While attending the Italian Theater one evening, Fontan is charmed by a new actress in the troupe. Nana ridicules the actress and that night a quarrel ensues. After Nana complains about some cake crumbs in the bed and tries for the second time to get out, Fontan slaps her so hard that she feels dazed. At first Nana resents this brutality, but after a few minutes, she even respects him for treating her in such a manner.
From this point on, however, their life together undergoes a drastic change; Fontan now slaps and beats her frequently. Sometimes, "he would force her against the wall and talk of strangling her," but this makes her love him more. When Fontan starts staying out more and more, Nana relieves her loneliness by renewing her association with Satin. She is never allowed to bring Satin to her place because Fontan has forbidden Nana to bring any prostitutes into the apartment.
One day, Satin takes Nana to meet Madame Robert, a lady whom Nana considers respectable and discreet, but the lady is not at home. Nana offers to take Satin the following day to a restaurant she has heard about. The restaurant is filled with women who are looking for other women. Suddenly, Madame Robert appears, and while Nana is occupied observing something else, Satin leaves with this lady. Nana is disgusted at the idea of a respectable lady acting as Madame Robert did.
That night, Fontan writes a letter to Georges for Nana. He has always amused himself by writing Nana's love letters, but that night, Nana does not respond correctly to his efforts and another argument begins. Fontan demands to see how much money there is left in their joint account. When he discovers that it is less than seven thousand, he decides to keep it all. Nana reminds him that she put ten thousand into the undertaking, but Fontan only beats her severely as a rejoinder. From that day onward, he gives her only three francs a day with which to buy groceries. Then, after a while, he even forgets to give her this paltry amount. Consequently, when Nana meets Madame Tricon one day by accident, she begins to accept side visits from customers. By this device, she is able to buy good meals for Fontan, and as a result of degrading herself to support him, she begins to love him even more.
When she meets Satin again, Satin will not tolerate Nana's reproaches about living with Madame Robert. Satin "merely replied that if one did not like something, that was no reason for trying to make others become disgusted with it." After this meeting, Nana and Satin begin walking the streets picking up men at random.
One day while looking for a customer, Nana is almost caught by the police. She then develops a great fear of being arrested. Then, one night when she comes home, she finds herself locked out of the apartment.
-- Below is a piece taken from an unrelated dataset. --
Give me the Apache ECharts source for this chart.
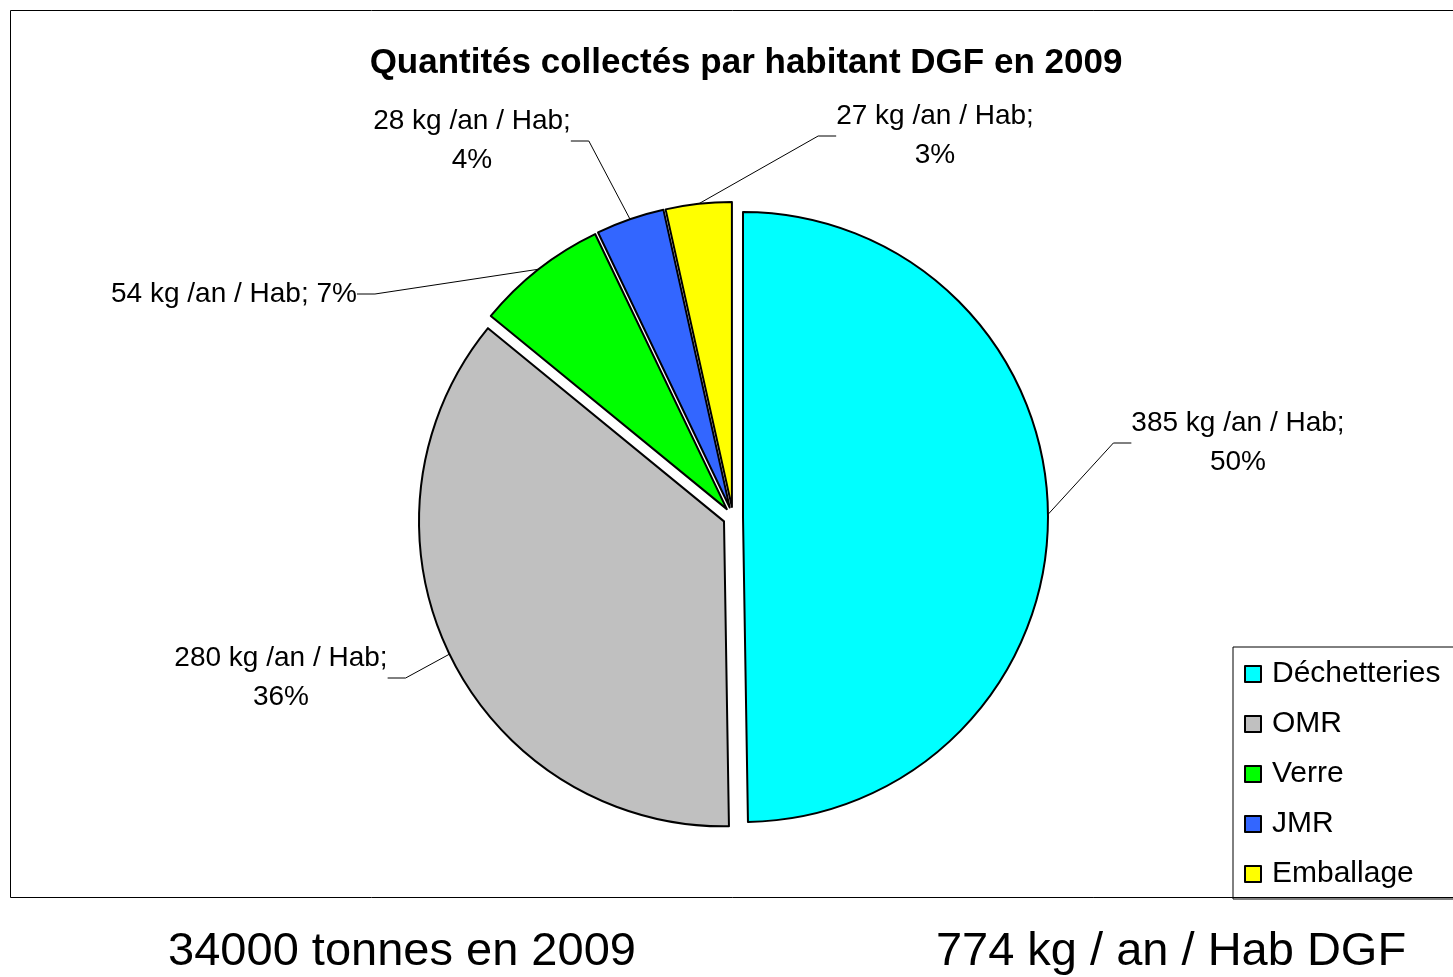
<!DOCTYPE html>
<html>
<head>
<meta charset="utf-8">
<title>Quantités collectés par habitant DGF en 2009</title>
<script src="https://cdn.jsdelivr.net/npm/echarts@6/dist/echarts.min.js"></script>
<style>
  html, body { margin: 0; padding: 0; background: #fff; }
  #chart { width: 1453px; height: 977px; }
</style>
</head>
<body>
<div id="chart"></div>
<script>
// data (kg / an / habitant)
const categories = ['Déchetteries', 'OMR', 'Verre', 'JMR', 'Emballage']
const values = [385, 280, 54, 28, 27]
const colors = ['#00FFFF', '#C0C0C0', '#00FF00', '#3366FF', '#FFFF00']

// where each slice label sits (centre of text block)
const labelPos = [[1238, 443], [281, 678], [234, 294], [472, 141], [935, 136]]

const chart = echarts.init(document.getElementById('chart'))
const font = '"Liberation Sans", Arial, sans-serif'

const pieCenter = [733, 517]
const pieRadius = 305
const explode = 10

chart.setOption({
  backgroundColor: '#fff',
  animation: false,
  title: [
    {
      text: 'Quantités collectés par habitant DGF en 2009',
      left: 741, top: 41, textAlign: 'center',
      textStyle: { fontFamily: font, fontSize: 35, fontWeight: 'bold', color: '#000' },
    },
    {
      text: '34000 tonnes en 2009',
      left: 397, top: 924, textAlign: 'center',
      textStyle: { fontFamily: font, fontSize: 47, fontWeight: 'normal', color: '#000' },
    },
    {
      text: '774 kg / an / Hab DGF',
      left: 1166, top: 924, textAlign: 'center',
      textStyle: { fontFamily: font, fontSize: 47, fontWeight: 'normal', color: '#000' },
    },
  ],
  graphic: [
    {
      type: 'rect', z: -1, silent: true,
      shape: { x: 10.5, y: 10.5, width: 1460, height: 887 },
      style: { fill: 'none', stroke: '#000', lineWidth: 1 },
    },
  ],
  legend: {
    orient: 'vertical',
    left: 1233, top: 647,
    padding: [12, 30, 10, 11],
    itemGap: 20,
    itemWidth: 16, itemHeight: 16,
    icon: 'rect',
    borderColor: '#000', borderWidth: 1,
    selectedMode: false,
    itemStyle: { borderColor: '#000', borderWidth: 2 },
    textStyle: { fontFamily: font, fontSize: 30, color: '#000', padding: [0, 0, 0, 6] },
    data: categories,
  },
  series: [
    // the exploded slices
    {
      type: 'pie',
      center: pieCenter,
      radius: pieRadius,
      startAngle: 90,
      clockwise: true,
      selectedMode: 'multiple',
      selectedOffset: explode,
      emphasis: { disabled: true },
      itemStyle: { borderColor: '#000', borderWidth: 2 },
      label: { show: false },
      labelLine: { show: false },
      data: categories.map((name, i) => ({
        name,
        value: values[i],
        selected: true,
        itemStyle: { color: colors[i] },
      })),
    },
    // same pie, invisible, carrying the data labels
    {
      type: 'pie',
      center: pieCenter,
      radius: pieRadius + explode,
      startAngle: 90,
      clockwise: true,
      silent: true,
      z: 3,
      emphasis: { disabled: true },
      itemStyle: { color: 'rgba(0,0,0,0)', borderWidth: 0 },
      label: {
        show: true,
        fontFamily: font,
        fontSize: 28,
        lineHeight: 39,
        color: '#000',
        align: 'center',
        formatter: (p) => p.value + ' kg /an / Hab;' + (p.dataIndex === 2 ? ' ' : '\n') + Math.round(p.percent) + '%',
      },
      labelLine: { show: true, length: 20, length2: 18, lineStyle: { color: '#000', width: 1 } },
      labelLayout: (p) => ({
        x: labelPos[p.dataIndex][0],
        y: labelPos[p.dataIndex][1],
        align: 'center',
        verticalAlign: 'middle',
      }),
      data: categories.map((name, i) => ({ name, value: values[i] })),
    },
  ],
})
</script>
</body>
</html>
Fontan threatens to strangle her if she does not go away. Going to Satin's house, she soon discovers that Satin has also been thrown out of her lodgings. The two women take a room in a cheap hotel, where Satin begins to kiss and soothe Nana, who gradually begins to respond to Satin's caresses. At two o'clock in the morning, the police raid the hotel, but Nana escapes by hiding on a grating outside the window. The next morning, she goes to her aunt, who welcomes her home and anticipates a better fortune for them all now that Nana has regained her senses.
Analysis
Chapter 8 presents a change and a climax in the career of Nana. She tries to discard her old life and accept the position of the humble and obedient housewife only to discover that she cannot hold a man on such terms. Her success lies in dominating a man. Fontan, who has a reputation of stinginess, offers to contribute half of his share of the expenses, but when Nana has spent her portion, he takes all of his back. He is the only man in the novel whom Nana does not dominate, and the irony is that he is the only person whom Nana wants to accept as equal.
It is furthermore ironic that Nana with her beautiful body should choose a man who is as grotesque as is Fontan and that she allows herself to be treated more brutally than she treats her own victims. This experience will solidify Nana's views that all men are dreadful and deserve any treatment that they get from the hands of a woman.
This chapter also presents Nana's initial introduction in the world of lesbianism. As Fontan beats her brutally and refuses to have anything to do with her, she begins to seek some type of consolation elsewhere. The irony here is that Nana is determined to be faithful to Fontan in spite of his brutality. Her associations, therefore, with Satin become a type of outlet from the beatings. At first Nana is horrified by the idea of lesbianism and — consistent with her earlier views — is disgusted with respectable people who debauch themselves. Satin justifies herself simply by saying "that there was no use arguing about tastes, because you never know what you might like some day." And later Satin remarks: "If one did not like something, that was no reason for trying to make others become disgusted with it." At this point, Nana cannot afford to argue about this statement because she is now being beaten by a man, and she continues to live with him and apparently enjoys the beating to a certain degree.
At the beginning of the chapter, Nana has hoped to be completely true to Fontan. Ironically, however, as he beats her and refuses to give her money, she must stoop to streetwalking and assignations with Madame Tricon in order to pay for Fontan's food. The perverseness of her nature is further illustrated by the fact that as she sells herself to anyone in the streets so as to support Fontan, whom she loves more and more.
The end of this chapter parallels the ending of the preceding chapter in that earlier Nana had impetuously thrown Muffat and Steiner out of her apartment, and she now finds herself thrown out of her apartment because Fontan is sleeping with another actress. This final act against Nana causes her to throw herself into the arms of Satin. Nana then experiences her first lesbian relationship.
Chapter 8, therefore, is filled with every type of corruption. Zola shows the sadism involved in Fontan's beating Nana; he depicts the fear of police and the anguish faced by women who must walk the streets looking for paying customers, and finally, he introduces the readers to all types of lesbian gathering places and shows Nana being converted to lesbian love. The chapter ends with Nana at the nadir of her career, afraid of the police, without a place to live, and having to start life over again.